Ed the undead read all over
2011-12-08 / Lifestyles
What does it take to be a published children’s author? According to Edward Kent of West Seneca, it’s much simpler than most people would expect.
West Seneca author writes zombie children’s book
“If you’ve got a laptop, are able to upload files, you can do it,” said Kent.
Kent had the idea to publish his own book after he began looking for ways to turn a manuscript by his late father into a professionally bound, hardcover reality.
After independently publishing his father’s book through Lulu.com, Kent realized that with his artistic talent and knowledge of children’s books — he’d read them to his daughter and two sons — he wouldn’t have a difficult time producing one of his own.
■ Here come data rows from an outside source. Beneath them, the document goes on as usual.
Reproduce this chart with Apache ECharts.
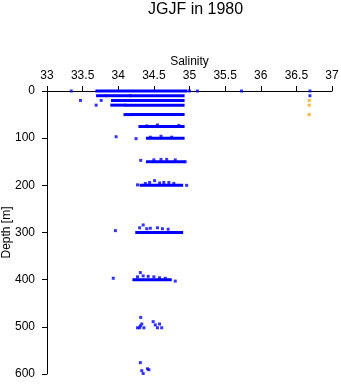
<!DOCTYPE html>
<html>
<head>
<meta charset="utf-8">
<script src="https://cdn.jsdelivr.net/npm/echarts@6/dist/echarts.min.js"></script>
<style>html,body{margin:0;padding:0;background:#fff;}#c{width:341px;height:384px;}</style>
</head>
<body>
<div id="c"></div>
<script>
// Dense runs of samples at a given depth (salinity from -> to)
var runDepth = [0, 10, 10, 10, 20, 30, 30, 50, 50, 75, 100, 150, 200, 300, 400];
var runFrom  = [33.70, 33.71, 33.84, 34.18, 33.92, 33.91, 34.11, 34.095, 34.19, 34.305, 34.41, 34.41, 34.32, 34.26, 34.22];
var runTo    = [34.95, 33.82, 34.165, 34.91, 34.91, 34.09, 34.91, 34.18, 34.91, 34.91, 34.91, 34.92, 34.89, 34.89, 34.73];

// Individual blue samples
var blueSal = [33.34, 35.00, 35.11, 35.73, 36.69,
  36.69,
  33.47, 33.76,
  33.69,
  34.40, 34.55, 34.85,
  33.97, 34.25, 34.45, 34.60, 34.75,
  34.315, 34.50, 34.60, 34.68, 34.80, 34.94,
  34.27, 34.96, 34.51, 34.44, 34.64, 34.71, 34.58, 34.78, 34.38,
  33.96, 34.35, 34.30, 34.45, 34.55, 34.62, 34.70, 34.40,
  33.93, 34.80, 34.31, 34.35, 34.42, 34.50, 34.58, 34.66, 34.27,
  34.315, 34.27, 34.30, 34.33, 34.36, 34.31, 34.49, 34.52, 34.58, 34.55, 34.61,
  34.31, 34.33, 34.41, 34.43, 34.455, 34.31, 34.375, 34.35];
var blueDepth = [0, 0, 0, 0, 0,
  10,
  20, 20,
  30,
  74, 72, 73,
  97, 101, 98, 96, 98,
  147, 146, 145, 145, 146, 150,
  199, 200, 190, 194, 194, 194, 195, 196, 196,
  296, 284, 290, 291, 290, 292, 293, 292,
  397, 403, 385, 392, 393, 394, 396, 397, 394,
  480, 502, 502, 494, 502, 498, 489, 496, 494, 502, 502,
  576, 593, 589, 591, 603, 603, 603, 599];

// Orange samples
var orangeSal = [36.68, 36.68, 36.68];
var orangeDepth = [20, 30, 50];

var xTicks = ['33', '33.5', '34', '34.5', '35', '35.5', '36', '36.5', '37'];

var runData = runDepth.map(function (d, i) { return [d, runFrom[i], runTo[i]]; });
var blueData = blueSal.map(function (s, i) { return [s, blueDepth[i]]; });
var orangeData = orangeSal.map(function (s, i) { return [s, orangeDepth[i]]; });

var chart = echarts.init(document.getElementById('c'), null, {renderer: 'canvas'});
var font = 'Liberation Sans, Arial, Helvetica, sans-serif';
chart.setOption({
  animation: false,
  backgroundColor: '#ffffff',
  title: {
    text: 'JGJF in 1980',
    left: 143, top: -3,
    textStyle: {fontFamily: font, fontSize: 16, fontWeight: 'normal', color: '#000'}
  },
  grid: {left: 47, right: 9, top: 91, bottom: 10, containLabel: false, outerBoundsMode: 'none'},
  xAxis: {
    type: 'value', position: 'top', min: 33, max: 37, interval: 0.5,
    name: 'Salinity', nameLocation: 'middle', nameGap: 23, nameMoveOverlap: false,
    nameTextStyle: {fontFamily: font, fontSize: 12, color: '#000'},
    axisLine: {onZero: false, lineStyle: {color: '#000', width: 1}},
    axisTick: {show: true, length: 5, lineStyle: {color: '#000'}},
    axisLabel: {fontFamily: font, fontSize: 12, color: '#000', margin: 9,
      formatter: function (v) { var i = Math.round((v - 33) / 0.5); return xTicks[i] !== undefined ? xTicks[i] : ''; }},
    splitLine: {show: false}
  },
  yAxis: {
    type: 'value', inverse: true, min: 0, max: 600, interval: 100,
    name: 'Depth [m]', nameLocation: 'middle', nameGap: 34, nameRotate: 90, nameMoveOverlap: false,
    nameTextStyle: {fontFamily: font, fontSize: 12, color: '#000'},
    axisLine: {show: true, onZero: false, lineStyle: {color: '#000', width: 1}},
    axisTick: {show: true, length: 5, lineStyle: {color: '#000'}},
    axisLabel: {fontFamily: font, fontSize: 12, color: '#000', margin: 12},
    splitLine: {show: false}
  },
  series: [
    {
      type: 'custom',
      data: runData,
      encode: {x: [1, 2], y: 0},
      renderItem: function (params, api) {
        var p0 = api.coord([api.value(1), api.value(0)]);
        var p1 = api.coord([api.value(2), api.value(0)]);
        return {type: 'rect', shape: {x: p0[0] - 1.5, y: p0[1] - 1.5, width: p1[0] - p0[0] + 3, height: 3},
          style: {fill: '#0000ff'}};
      }
    },
    {type: 'scatter', data: blueData, symbol: 'rect', symbolSize: 3,
      itemStyle: {color: '#0000ff'}},
    {type: 'scatter', data: orangeData, symbol: 'rect', symbolSize: 3,
      itemStyle: {color: '#ffa500'}}
  ]
});
</script>
</body>
</html>
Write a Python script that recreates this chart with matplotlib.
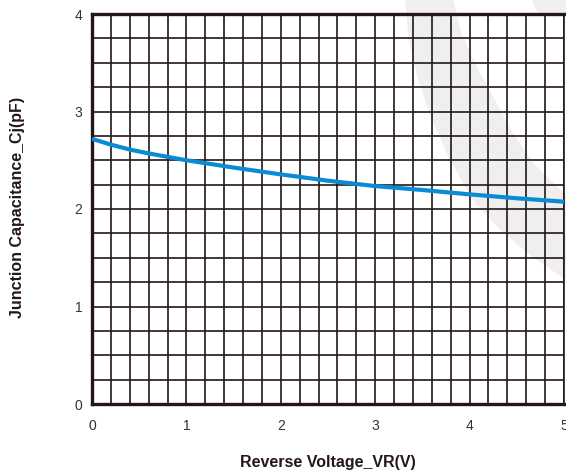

Thus, the Zombie Ed series began.
Kent published his first book in 2010, titled “Zombie Ed Counts to 20!”
The series now includes other titles such as “Zombie Ed Knows His ABCs” and most recently, “Stop Bullying Me! I’m a Zombie. So What?” and Kent has begun to use the independent publishing site www.createspace.com. Zombie Ed, the protagonist of the series, is a young boy who is an atypical depiction of a zombie. “He’s not a scary-looking, brain-eating, blood-thirsty zombie,” said Kent. “He’s just depicted so that kids know that he’s different.”
Kent said he has always had a fascination with all things just a little spooky. Halloween is his favorite time of year, and he said he has always harbored a greater affinity for zombies than any of the other ghoulish characters of the season.
In his most recent work, using Ed as the victim of bullying just made sense, Kent says. Giving the character realistic features that singled him out to be picked on might have alienated some young readers or made them feel bad about themselves, he said.
“Ed is just a universal figure for being different,” said Kent.
The books themselves take roughly a week to write and illustrate, and Kent says he gained inspiration for his newest work after Williamsville North High School student Jamey Rodemeyer committed suicide in September after being bullied because of his sexual identity.
“I wanted to do something — lend a hand or help in some way,” said Kent. “I feel like up until that point people hadn’t thought about bullying enough.”
The book teaches its readers about the effects of schoolyard bullying in rhyme, which makes the lesson powerful, yet enjoyable.
After having published a streak of Zombie Ed books in the last year, Kent said he is going to give them a rest for a while and take time to work on a young adult novel that also features a zombie boy as its main character. Kent described it as a “young adult thriller romance.”
He hopes the book will be completed by early 2012.
Kent will also be taking time to do some promoting of the Zombie Ed series, which will include a book signing from 1 to 3 p.m. Saturday, Dec. 17, at the Shoppe on Main, 2714 Main St. in
Some of the children’s books are available on Nook and Kindle and through Amazon.com, but Kent will also be talking with both local and chain bookstores to see if there is a place for Zombie Ed on their shelves.